There's a site called textfiles.com that's kind of a museum, and a documentary you can find on YouTube. There's stuff on archive.org too.
It wasn't actually that long of an era. The first modern BBS was probably CBBS in Chicago in 1978, though there's other claimants depending on how you define BBS. When the Internet started to go mainstream in the middle 1990s, the BBS scene died shockingly quickly. So it lasted a little under 20 years, probably 17 or 18.
The glory days of it were probably from about 1985 until 1995. By 1985 you started to have PCs and modems good enough to make it a pleasure to use and cheap enough (and with a used after-market) to achieve significant penetration and enable less wealthy and kids to get online. By 1995 the Internet was starting to kill it.

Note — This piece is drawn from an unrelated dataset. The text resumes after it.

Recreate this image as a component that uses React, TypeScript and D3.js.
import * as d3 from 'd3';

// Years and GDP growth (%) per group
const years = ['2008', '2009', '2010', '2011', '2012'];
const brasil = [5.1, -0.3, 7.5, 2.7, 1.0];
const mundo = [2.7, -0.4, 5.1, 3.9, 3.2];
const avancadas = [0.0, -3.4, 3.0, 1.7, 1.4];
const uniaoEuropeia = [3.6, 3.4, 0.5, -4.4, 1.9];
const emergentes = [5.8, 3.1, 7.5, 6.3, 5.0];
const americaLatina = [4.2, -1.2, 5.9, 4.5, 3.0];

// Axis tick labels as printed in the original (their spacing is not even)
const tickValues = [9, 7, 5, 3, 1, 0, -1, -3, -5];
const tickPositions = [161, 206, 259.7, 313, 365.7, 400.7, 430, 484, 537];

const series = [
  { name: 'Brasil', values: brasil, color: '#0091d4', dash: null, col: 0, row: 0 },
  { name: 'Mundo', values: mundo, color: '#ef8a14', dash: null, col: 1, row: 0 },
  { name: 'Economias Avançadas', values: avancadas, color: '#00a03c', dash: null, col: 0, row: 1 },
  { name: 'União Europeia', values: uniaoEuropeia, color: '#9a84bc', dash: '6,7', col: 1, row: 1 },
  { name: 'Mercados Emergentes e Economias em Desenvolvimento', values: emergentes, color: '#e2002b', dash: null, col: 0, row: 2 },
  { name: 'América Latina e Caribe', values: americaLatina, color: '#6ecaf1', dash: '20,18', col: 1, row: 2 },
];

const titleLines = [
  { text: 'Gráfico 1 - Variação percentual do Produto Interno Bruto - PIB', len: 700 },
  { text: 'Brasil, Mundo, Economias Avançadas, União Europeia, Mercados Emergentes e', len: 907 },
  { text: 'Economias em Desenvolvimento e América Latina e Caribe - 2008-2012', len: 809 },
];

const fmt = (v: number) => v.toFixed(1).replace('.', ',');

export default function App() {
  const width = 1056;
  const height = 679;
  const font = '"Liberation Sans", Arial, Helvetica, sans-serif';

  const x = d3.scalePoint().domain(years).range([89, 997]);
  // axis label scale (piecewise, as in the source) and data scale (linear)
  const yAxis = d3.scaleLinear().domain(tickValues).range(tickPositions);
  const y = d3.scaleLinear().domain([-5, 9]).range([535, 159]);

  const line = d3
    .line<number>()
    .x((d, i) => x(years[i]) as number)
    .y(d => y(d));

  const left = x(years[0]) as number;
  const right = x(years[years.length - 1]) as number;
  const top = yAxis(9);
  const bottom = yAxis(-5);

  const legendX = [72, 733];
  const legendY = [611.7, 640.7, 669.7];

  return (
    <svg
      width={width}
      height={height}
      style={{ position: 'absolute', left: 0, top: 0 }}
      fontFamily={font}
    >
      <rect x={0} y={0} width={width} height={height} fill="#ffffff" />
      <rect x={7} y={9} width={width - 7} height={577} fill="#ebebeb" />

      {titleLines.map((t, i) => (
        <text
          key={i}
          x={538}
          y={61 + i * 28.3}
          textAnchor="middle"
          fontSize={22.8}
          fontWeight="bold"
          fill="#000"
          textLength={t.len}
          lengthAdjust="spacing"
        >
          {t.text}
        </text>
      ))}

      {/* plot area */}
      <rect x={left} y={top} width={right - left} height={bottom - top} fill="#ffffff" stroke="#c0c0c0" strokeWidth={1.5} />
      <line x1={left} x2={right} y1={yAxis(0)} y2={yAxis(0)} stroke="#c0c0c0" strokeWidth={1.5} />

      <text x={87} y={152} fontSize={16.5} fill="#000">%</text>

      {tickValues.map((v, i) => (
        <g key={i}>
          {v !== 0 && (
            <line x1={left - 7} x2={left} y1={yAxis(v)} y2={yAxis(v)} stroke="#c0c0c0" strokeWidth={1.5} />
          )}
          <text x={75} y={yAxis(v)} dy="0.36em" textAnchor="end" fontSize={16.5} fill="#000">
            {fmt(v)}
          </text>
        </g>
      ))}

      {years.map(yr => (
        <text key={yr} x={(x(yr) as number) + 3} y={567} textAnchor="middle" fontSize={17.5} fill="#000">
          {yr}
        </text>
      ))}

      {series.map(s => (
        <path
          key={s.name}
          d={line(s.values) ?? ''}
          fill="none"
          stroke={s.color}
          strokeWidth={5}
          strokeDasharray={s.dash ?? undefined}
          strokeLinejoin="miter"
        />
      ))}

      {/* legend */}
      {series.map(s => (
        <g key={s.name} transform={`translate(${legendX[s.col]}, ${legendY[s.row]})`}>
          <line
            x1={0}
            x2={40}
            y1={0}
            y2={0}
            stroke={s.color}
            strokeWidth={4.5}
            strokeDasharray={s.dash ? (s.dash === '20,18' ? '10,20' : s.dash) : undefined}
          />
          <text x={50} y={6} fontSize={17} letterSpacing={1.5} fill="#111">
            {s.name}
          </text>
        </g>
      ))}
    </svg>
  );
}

I read a lot of rosy stuff about how people behaved so much better back then, and some of that is BS. There were trolls, weirdos, creeps, racists, black hat hackers that would mess with you, and malware that would mess up your machine. There were flame wars and sectarian splits where a bunch of users on a BBS would leave for a different one. There was junk content, filler, and nasty stuff like CSAM around.
I would, however, say that the signal to noise ratio was a lot better than modern social media and the modern SEO-trashed web. The big difference is that these systems did not have algorithms biasing things in this direction. You didn't have an algorithmic feed preferentially surfacing the most idiotic or inflammatory content to get you to get angry about it and "maximize engagement." You didn't have algorithms incentivizing endless amounts of chum to game the rankings. It was easy to just ignore the trolls and morons and creeps and go for the good stuff.
Much of the same can be said of the early pre-socials pre-SEO web.
You also didn't have a lot of money involved, and while money can create productive incentives in a lot of areas it seems to create mostly perverse incentives in media, especially if the money is coming from advertisers rather than consumers of the media.
The original sin is really the time-on-site/time-on-app KPI. It is literally destroying civilization. I don't think that's much of an exaggeration.
All in all it was good times, and I miss the ethos and community and sense of discovery of it.
And to keep better time, https://beeline.org/beeline/?view=c0a8000daa11ca
It was later upgraded to a 486 https://beeline.org/beeline/?view=188870d0bbc894
Over time the BBS grew into us being a local dialup ISP as my Dad dug deeper into self employeement in the computer age.